Information provided >>

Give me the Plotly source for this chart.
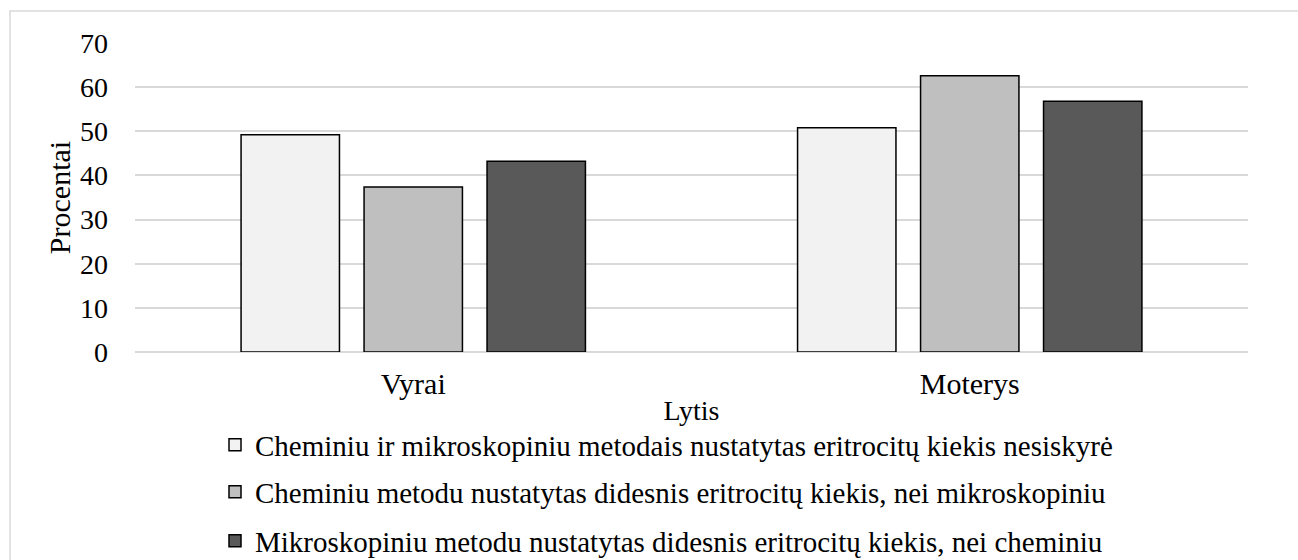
import plotly.graph_objects as go

# Category axis and series
categories = ["Vyrai", "Moterys"]
series_names = [
    "Cheminiu ir mikroskopiniu metodais nustatytas eritrocitų kiekis nesiskyrė",
    "Cheminiu metodu nustatytas didesnis eritrocitų kiekis, nei mikroskopiniu",
    "Mikroskopiniu metodu nustatytas didesnis eritrocitų kiekis, nei cheminiu",
]
same_values = [49.2, 50.8]
chem_higher = [37.4, 62.6]
micro_higher = [43.2, 56.8]
y_ticks = [0, 10, 20, 30, 40, 50, 60, 70]

series_values = [same_values, chem_higher, micro_higher]
fills = ["#f2f2f2", "#bfbfbf", "#595959"]

W, H = 1298, 560
L, R, T, B = 135, 50, 43, 208
pw, ph = W - L - R, H - T - B

FONT = "Liberation Serif"

fig = go.Figure()
legend_names = ["legend", "legend2", "legend3"]
for name, vals, col, lg in zip(series_names, series_values, fills, legend_names):
    fig.add_trace(go.Bar(
        x=categories, y=vals, name=name,
        marker=dict(color=col, line=dict(color="black", width=1.5)),
        legend=lg,
    ))

def py(pixel_y):
    return (H - B - pixel_y) / ph

def px(pixel_x):
    return (pixel_x - L) / pw

legend_rows = [445, 492, 541]
legend_common = dict(
    font=dict(family=FONT, size=29, color="black"),
    bgcolor="rgba(0,0,0,0)",
    xanchor="left", yanchor="middle",
    itemwidth=30,
)
layout_legends = {}
for lg, row in zip(legend_names, legend_rows):
    layout_legends[lg] = dict(x=px(215), y=py(row), **legend_common)

fig.update_layout(
    width=W, height=H,
    margin=dict(l=L, r=R, t=T, b=B, autoexpand=False),
    paper_bgcolor="white", plot_bgcolor="white",
    barmode="group", bargap=0.337, bargroupgap=0.2,
    font=dict(family=FONT, color="black"),
    showlegend=True,
    xaxis=dict(
        showgrid=False, showline=False, zeroline=False, automargin=False,
        tickfont=dict(family=FONT, size=30),
        ticklabelstandoff=11,
        title=dict(text="Lytis", font=dict(family=FONT, size=28), standoff=1),
    ),
    yaxis=dict(
        range=[0, 70], tickvals=y_ticks, showgrid=True, automargin=False,
        gridcolor="#d9d9d9", gridwidth=1.5, zeroline=True,
        zerolinecolor="#d9d9d9", zerolinewidth=1.5, showline=False,
        tickfont=dict(family=FONT, size=28), ticklabelstandoff=26,
        title=dict(text="Procentai", font=dict(family=FONT, size=30), standoff=0),
    ),
    shapes=[dict(
        type="rect", xref="paper", yref="paper",
        x0=px(10), x1=px(W + 20), y0=py(H + 20), y1=py(11),
        line=dict(color="#d9d9d9", width=1.5), fillcolor="rgba(0,0,0,0)",
        layer="below",
    )],
    **layout_legends,
)

fig.write_html("out.html")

Job >>
Output the material word for word, omitting its pictures.

Result >>
Give me the Plotly source for this chart.
import plotly.graph_objects as go

# Category axis and series
categories = ["Vyrai", "Moterys"]
series_names = [
    "Cheminiu ir mikroskopiniu metodais nustatytas eritrocitų kiekis nesiskyrė",
    "Cheminiu metodu nustatytas didesnis eritrocitų kiekis, nei mikroskopiniu",
    "Mikroskopiniu metodu nustatytas didesnis eritrocitų kiekis, nei cheminiu",
]
same_values = [49.2, 50.8]
chem_higher = [37.4, 62.6]
micro_higher = [43.2, 56.8]
y_ticks = [0, 10, 20, 30, 40, 50, 60, 70]

series_values = [same_values, chem_higher, micro_higher]
fills = ["#f2f2f2", "#bfbfbf", "#595959"]

W, H = 1298, 560
L, R, T, B = 135, 50, 43, 208
pw, ph = W - L - R, H - T - B

FONT = "Liberation Serif"

fig = go.Figure()
legend_names = ["legend", "legend2", "legend3"]
for name, vals, col, lg in zip(series_names, series_values, fills, legend_names):
    fig.add_trace(go.Bar(
        x=categories, y=vals, name=name,
        marker=dict(color=col, line=dict(color="black", width=1.5)),
        legend=lg,
    ))

def py(pixel_y):
    return (H - B - pixel_y) / ph

def px(pixel_x):
    return (pixel_x - L) / pw

legend_rows = [445, 492, 541]
legend_common = dict(
    font=dict(family=FONT, size=29, color="black"),
    bgcolor="rgba(0,0,0,0)",
    xanchor="left", yanchor="middle",
    itemwidth=30,
)
layout_legends = {}
for lg, row in zip(legend_names, legend_rows):
    layout_legends[lg] = dict(x=px(215), y=py(row), **legend_common)

fig.update_layout(
    width=W, height=H,
    margin=dict(l=L, r=R, t=T, b=B, autoexpand=False),
    paper_bgcolor="white", plot_bgcolor="white",
    barmode="group", bargap=0.337, bargroupgap=0.2,
    font=dict(family=FONT, color="black"),
    showlegend=True,
    xaxis=dict(
        showgrid=False, showline=False, zeroline=False, automargin=False,
        tickfont=dict(family=FONT, size=30),
        ticklabelstandoff=11,
        title=dict(text="Lytis", font=dict(family=FONT, size=28), standoff=1),
    ),
    yaxis=dict(
        range=[0, 70], tickvals=y_ticks, showgrid=True, automargin=False,
        gridcolor="#d9d9d9", gridwidth=1.5, zeroline=True,
        zerolinecolor="#d9d9d9", zerolinewidth=1.5, showline=False,
        tickfont=dict(family=FONT, size=28), ticklabelstandoff=26,
        title=dict(text="Procentai", font=dict(family=FONT, size=30), standoff=0),
    ),
    shapes=[dict(
        type="rect", xref="paper", yref="paper",
        x0=px(10), x1=px(W + 20), y0=py(H + 20), y1=py(11),
        line=dict(color="#d9d9d9", width=1.5), fillcolor="rgba(0,0,0,0)",
        layer="below",
    )],
    **layout_legends,
)

fig.write_html("out.html")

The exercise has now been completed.